Starting at the first line of the listing below, retype each line up to and including the one that contains "const successRate = [100, 100, 83, 61, 77, 71];". Leave pictures out.
------------------------------------
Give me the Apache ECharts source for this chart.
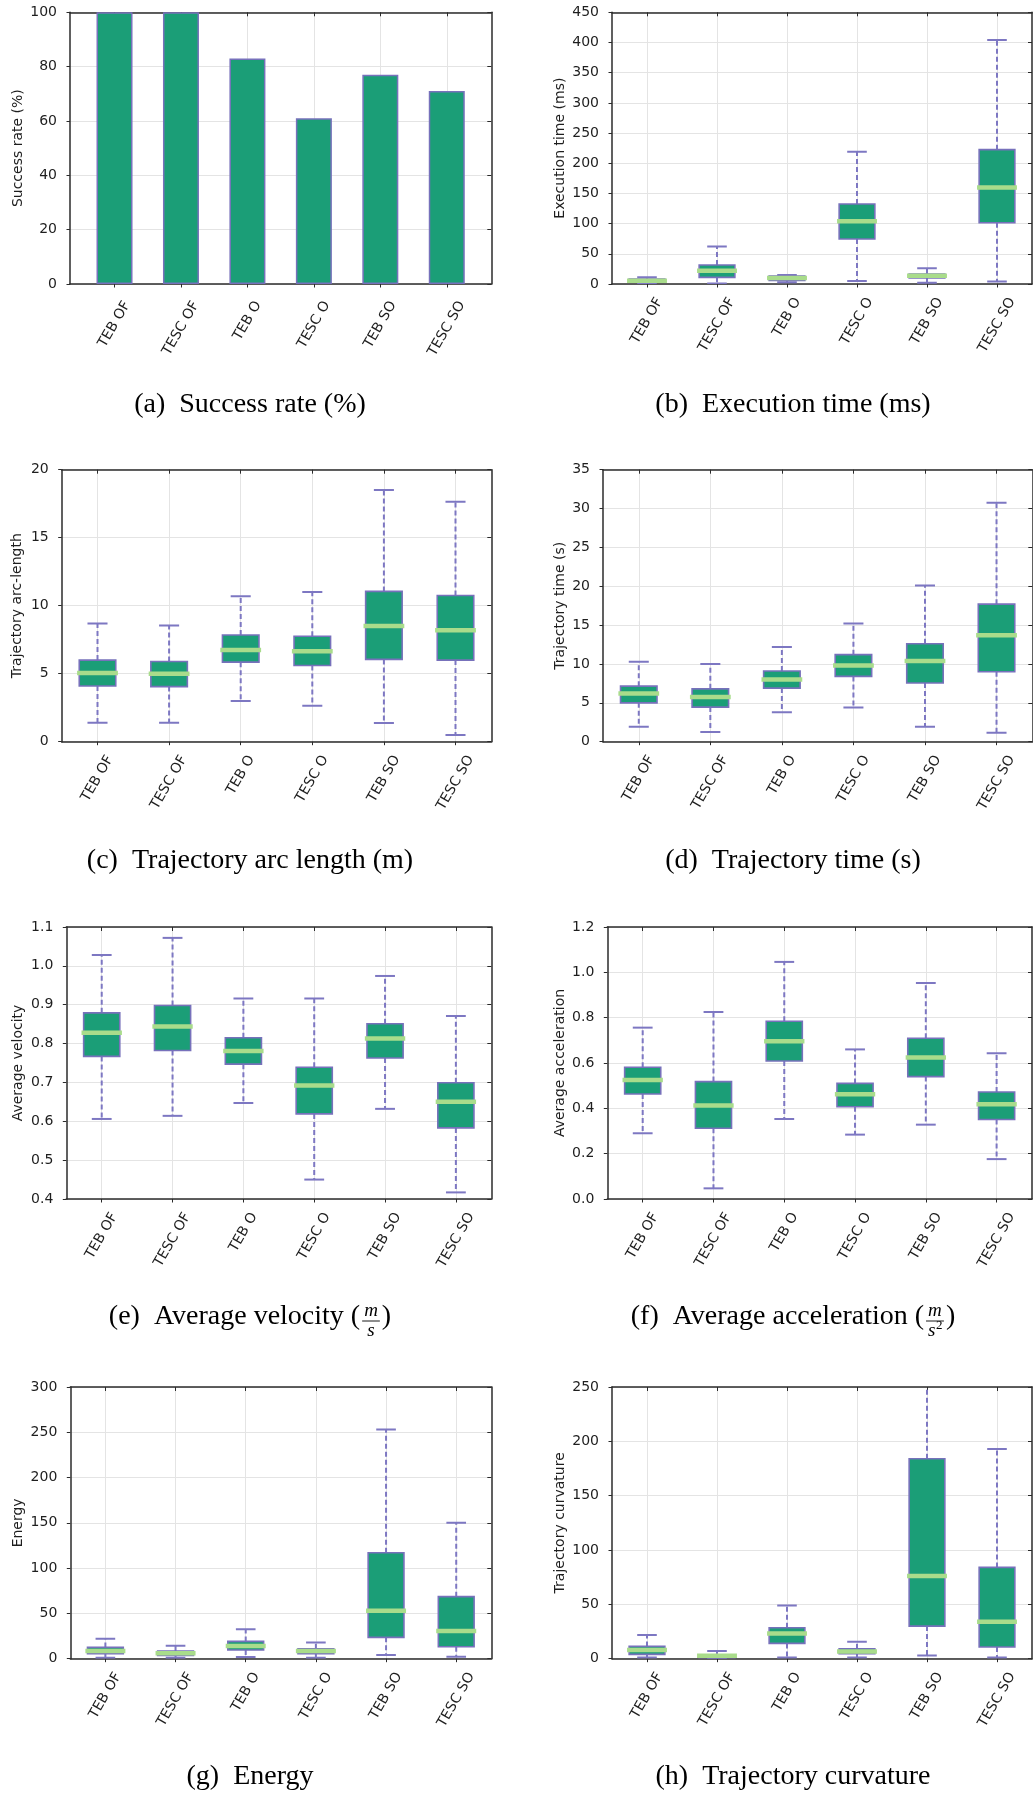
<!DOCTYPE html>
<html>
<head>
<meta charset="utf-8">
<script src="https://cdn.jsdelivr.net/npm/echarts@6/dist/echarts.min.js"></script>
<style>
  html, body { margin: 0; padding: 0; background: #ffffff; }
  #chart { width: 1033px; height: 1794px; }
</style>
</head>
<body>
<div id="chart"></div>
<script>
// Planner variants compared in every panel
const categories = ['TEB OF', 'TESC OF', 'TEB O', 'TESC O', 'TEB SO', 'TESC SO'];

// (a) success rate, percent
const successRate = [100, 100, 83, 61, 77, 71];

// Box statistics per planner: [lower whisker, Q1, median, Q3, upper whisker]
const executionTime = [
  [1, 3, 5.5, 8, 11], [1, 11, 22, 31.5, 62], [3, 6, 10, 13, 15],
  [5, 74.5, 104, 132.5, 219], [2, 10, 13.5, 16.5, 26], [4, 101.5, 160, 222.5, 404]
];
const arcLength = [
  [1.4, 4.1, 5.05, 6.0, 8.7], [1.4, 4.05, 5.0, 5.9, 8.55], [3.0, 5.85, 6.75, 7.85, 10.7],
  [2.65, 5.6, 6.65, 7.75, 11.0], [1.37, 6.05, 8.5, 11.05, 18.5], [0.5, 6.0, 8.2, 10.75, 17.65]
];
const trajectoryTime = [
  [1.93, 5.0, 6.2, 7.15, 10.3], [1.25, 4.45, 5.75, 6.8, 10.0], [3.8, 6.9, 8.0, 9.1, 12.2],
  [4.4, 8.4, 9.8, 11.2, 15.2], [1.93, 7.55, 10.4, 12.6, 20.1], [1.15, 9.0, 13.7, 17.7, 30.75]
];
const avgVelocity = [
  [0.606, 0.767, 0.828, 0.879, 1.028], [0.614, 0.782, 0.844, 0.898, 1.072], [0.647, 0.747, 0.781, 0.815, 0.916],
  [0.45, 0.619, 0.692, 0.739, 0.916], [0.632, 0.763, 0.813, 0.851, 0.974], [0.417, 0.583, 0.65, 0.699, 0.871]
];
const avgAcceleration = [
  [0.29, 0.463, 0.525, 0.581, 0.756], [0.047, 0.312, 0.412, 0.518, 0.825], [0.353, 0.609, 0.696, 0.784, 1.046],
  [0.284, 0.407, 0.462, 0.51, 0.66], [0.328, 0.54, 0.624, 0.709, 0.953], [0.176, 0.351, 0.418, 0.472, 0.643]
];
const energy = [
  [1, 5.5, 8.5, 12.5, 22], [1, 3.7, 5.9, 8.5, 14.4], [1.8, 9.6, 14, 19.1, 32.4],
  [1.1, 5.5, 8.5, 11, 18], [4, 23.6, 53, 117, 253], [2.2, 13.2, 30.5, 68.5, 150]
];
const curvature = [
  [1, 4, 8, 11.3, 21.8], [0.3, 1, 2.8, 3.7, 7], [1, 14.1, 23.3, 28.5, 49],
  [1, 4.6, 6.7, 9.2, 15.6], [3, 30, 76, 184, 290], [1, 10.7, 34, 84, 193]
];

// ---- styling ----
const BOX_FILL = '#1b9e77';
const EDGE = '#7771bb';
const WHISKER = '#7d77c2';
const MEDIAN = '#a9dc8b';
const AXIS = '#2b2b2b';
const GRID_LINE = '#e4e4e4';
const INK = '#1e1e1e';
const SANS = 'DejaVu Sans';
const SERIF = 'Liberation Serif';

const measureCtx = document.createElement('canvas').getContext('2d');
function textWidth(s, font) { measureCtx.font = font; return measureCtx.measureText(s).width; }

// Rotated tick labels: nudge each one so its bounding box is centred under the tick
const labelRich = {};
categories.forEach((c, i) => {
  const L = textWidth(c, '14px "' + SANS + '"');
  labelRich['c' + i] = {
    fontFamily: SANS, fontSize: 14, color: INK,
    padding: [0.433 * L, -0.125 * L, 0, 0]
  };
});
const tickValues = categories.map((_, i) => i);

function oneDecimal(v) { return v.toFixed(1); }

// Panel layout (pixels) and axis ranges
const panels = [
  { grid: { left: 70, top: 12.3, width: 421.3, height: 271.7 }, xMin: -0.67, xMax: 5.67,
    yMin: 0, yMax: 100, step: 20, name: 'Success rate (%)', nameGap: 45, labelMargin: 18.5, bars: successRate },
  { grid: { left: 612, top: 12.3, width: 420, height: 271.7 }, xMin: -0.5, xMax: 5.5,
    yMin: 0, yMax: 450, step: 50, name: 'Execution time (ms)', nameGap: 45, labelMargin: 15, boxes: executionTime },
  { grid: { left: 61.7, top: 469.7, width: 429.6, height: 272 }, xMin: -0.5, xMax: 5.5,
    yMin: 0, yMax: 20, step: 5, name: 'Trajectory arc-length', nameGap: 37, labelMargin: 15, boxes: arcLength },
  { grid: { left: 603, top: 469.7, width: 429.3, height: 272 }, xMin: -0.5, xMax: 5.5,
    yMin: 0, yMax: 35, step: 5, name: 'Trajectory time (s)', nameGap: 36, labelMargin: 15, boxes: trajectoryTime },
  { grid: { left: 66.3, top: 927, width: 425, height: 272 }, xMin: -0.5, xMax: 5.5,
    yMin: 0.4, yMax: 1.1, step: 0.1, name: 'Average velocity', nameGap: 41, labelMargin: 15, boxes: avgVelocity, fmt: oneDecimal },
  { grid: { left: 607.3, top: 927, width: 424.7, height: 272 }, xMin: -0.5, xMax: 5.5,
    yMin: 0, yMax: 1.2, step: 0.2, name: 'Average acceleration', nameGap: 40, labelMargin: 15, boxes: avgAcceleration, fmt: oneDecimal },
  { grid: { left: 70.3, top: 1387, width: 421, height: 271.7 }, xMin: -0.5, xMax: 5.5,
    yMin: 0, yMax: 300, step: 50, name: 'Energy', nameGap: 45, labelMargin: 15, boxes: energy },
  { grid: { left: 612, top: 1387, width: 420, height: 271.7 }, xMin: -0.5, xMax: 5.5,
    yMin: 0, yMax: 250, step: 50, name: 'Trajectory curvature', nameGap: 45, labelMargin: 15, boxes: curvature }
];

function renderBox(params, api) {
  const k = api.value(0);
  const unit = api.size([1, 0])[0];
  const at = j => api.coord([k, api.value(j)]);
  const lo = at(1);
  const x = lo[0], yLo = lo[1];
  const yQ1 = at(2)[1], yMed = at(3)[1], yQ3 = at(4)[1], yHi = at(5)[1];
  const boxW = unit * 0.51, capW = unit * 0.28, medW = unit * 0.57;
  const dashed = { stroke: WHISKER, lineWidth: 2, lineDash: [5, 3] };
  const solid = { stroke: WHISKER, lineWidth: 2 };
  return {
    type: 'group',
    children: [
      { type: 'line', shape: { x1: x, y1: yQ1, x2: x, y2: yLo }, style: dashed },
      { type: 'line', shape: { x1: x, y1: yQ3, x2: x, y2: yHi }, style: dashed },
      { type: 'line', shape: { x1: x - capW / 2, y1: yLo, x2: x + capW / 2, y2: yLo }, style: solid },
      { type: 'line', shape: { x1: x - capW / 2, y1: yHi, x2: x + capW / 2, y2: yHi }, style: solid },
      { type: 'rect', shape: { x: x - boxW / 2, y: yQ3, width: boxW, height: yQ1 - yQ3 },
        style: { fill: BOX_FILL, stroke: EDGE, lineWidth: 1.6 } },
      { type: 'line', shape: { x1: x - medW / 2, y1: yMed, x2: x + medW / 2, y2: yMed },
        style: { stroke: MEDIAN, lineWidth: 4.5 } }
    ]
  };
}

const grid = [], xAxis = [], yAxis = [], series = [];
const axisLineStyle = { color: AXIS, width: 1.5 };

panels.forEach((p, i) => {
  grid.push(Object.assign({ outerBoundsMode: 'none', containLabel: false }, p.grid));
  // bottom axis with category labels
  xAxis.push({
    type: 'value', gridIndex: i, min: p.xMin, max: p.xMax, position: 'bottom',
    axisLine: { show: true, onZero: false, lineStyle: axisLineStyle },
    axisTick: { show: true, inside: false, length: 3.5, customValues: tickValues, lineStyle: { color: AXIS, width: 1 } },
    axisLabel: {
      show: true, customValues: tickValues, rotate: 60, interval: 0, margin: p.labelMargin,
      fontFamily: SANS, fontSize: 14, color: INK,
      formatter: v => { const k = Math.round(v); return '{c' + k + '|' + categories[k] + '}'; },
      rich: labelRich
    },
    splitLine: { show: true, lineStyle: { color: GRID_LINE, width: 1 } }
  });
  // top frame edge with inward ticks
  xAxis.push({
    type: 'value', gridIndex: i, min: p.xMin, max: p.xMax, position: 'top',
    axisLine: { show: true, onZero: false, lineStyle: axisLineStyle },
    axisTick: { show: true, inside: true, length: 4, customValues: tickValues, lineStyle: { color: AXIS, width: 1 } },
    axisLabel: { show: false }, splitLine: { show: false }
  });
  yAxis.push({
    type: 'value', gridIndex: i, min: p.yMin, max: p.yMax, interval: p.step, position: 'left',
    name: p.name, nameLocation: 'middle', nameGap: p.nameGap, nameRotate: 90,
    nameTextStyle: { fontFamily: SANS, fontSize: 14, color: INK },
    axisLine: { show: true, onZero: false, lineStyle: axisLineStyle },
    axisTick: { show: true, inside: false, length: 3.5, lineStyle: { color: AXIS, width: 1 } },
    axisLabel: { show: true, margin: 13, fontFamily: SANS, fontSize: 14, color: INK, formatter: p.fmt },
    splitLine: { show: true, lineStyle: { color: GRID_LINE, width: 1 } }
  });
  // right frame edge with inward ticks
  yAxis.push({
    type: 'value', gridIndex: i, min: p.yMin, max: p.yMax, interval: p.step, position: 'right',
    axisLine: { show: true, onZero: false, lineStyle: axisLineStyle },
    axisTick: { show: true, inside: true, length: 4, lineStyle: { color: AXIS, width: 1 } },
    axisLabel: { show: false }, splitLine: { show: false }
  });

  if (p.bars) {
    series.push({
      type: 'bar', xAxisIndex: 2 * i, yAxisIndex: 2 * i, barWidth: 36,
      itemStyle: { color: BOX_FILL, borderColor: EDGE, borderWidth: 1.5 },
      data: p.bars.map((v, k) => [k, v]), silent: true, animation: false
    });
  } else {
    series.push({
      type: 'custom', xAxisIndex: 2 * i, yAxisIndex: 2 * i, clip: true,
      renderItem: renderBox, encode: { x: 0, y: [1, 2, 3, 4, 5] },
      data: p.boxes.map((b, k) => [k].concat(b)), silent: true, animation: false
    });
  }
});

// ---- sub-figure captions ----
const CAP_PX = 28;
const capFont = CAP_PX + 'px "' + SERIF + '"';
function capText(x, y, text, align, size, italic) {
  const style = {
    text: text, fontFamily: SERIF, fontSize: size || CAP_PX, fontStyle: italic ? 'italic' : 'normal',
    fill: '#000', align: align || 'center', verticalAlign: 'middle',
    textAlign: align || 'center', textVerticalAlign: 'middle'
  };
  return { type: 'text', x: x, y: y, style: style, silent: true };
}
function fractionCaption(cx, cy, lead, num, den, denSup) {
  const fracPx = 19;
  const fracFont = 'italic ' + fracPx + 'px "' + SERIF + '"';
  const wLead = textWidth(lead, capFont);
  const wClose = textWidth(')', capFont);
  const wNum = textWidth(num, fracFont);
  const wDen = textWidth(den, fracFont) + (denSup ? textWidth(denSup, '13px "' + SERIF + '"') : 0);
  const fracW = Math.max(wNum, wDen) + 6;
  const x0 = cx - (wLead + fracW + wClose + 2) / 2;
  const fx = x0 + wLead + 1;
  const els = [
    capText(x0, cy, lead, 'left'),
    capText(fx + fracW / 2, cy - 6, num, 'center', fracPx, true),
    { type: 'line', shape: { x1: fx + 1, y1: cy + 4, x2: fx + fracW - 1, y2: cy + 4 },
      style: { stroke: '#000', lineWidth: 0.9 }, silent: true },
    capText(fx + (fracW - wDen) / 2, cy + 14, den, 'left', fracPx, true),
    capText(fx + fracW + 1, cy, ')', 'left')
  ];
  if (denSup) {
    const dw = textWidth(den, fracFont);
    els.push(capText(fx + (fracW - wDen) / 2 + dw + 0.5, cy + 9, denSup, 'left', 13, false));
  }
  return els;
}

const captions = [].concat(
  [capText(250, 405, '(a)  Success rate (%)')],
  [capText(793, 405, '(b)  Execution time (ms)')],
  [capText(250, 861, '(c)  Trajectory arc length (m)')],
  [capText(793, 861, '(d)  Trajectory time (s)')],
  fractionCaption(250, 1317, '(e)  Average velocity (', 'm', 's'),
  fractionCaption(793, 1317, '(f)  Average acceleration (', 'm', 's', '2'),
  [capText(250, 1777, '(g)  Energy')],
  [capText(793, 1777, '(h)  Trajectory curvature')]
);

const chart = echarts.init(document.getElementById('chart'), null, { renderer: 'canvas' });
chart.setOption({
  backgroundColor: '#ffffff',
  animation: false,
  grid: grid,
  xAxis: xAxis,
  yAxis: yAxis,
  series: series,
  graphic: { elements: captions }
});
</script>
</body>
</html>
------------------------------------
• SOLUTION TO THE PROBLEM
Give me the Apache ECharts source for this chart.
<!DOCTYPE html>
<html>
<head>
<meta charset="utf-8">
<script src="https://cdn.jsdelivr.net/npm/echarts@6/dist/echarts.min.js"></script>
<style>
  html, body { margin: 0; padding: 0; background: #ffffff; }
  #chart { width: 1033px; height: 1794px; }
</style>
</head>
<body>
<div id="chart"></div>
<script>
// Planner variants compared in every panel
const categories = ['TEB OF', 'TESC OF', 'TEB O', 'TESC O', 'TEB SO', 'TESC SO'];

// (a) success rate, percent
const successRate = [100, 100, 83, 61, 77, 71];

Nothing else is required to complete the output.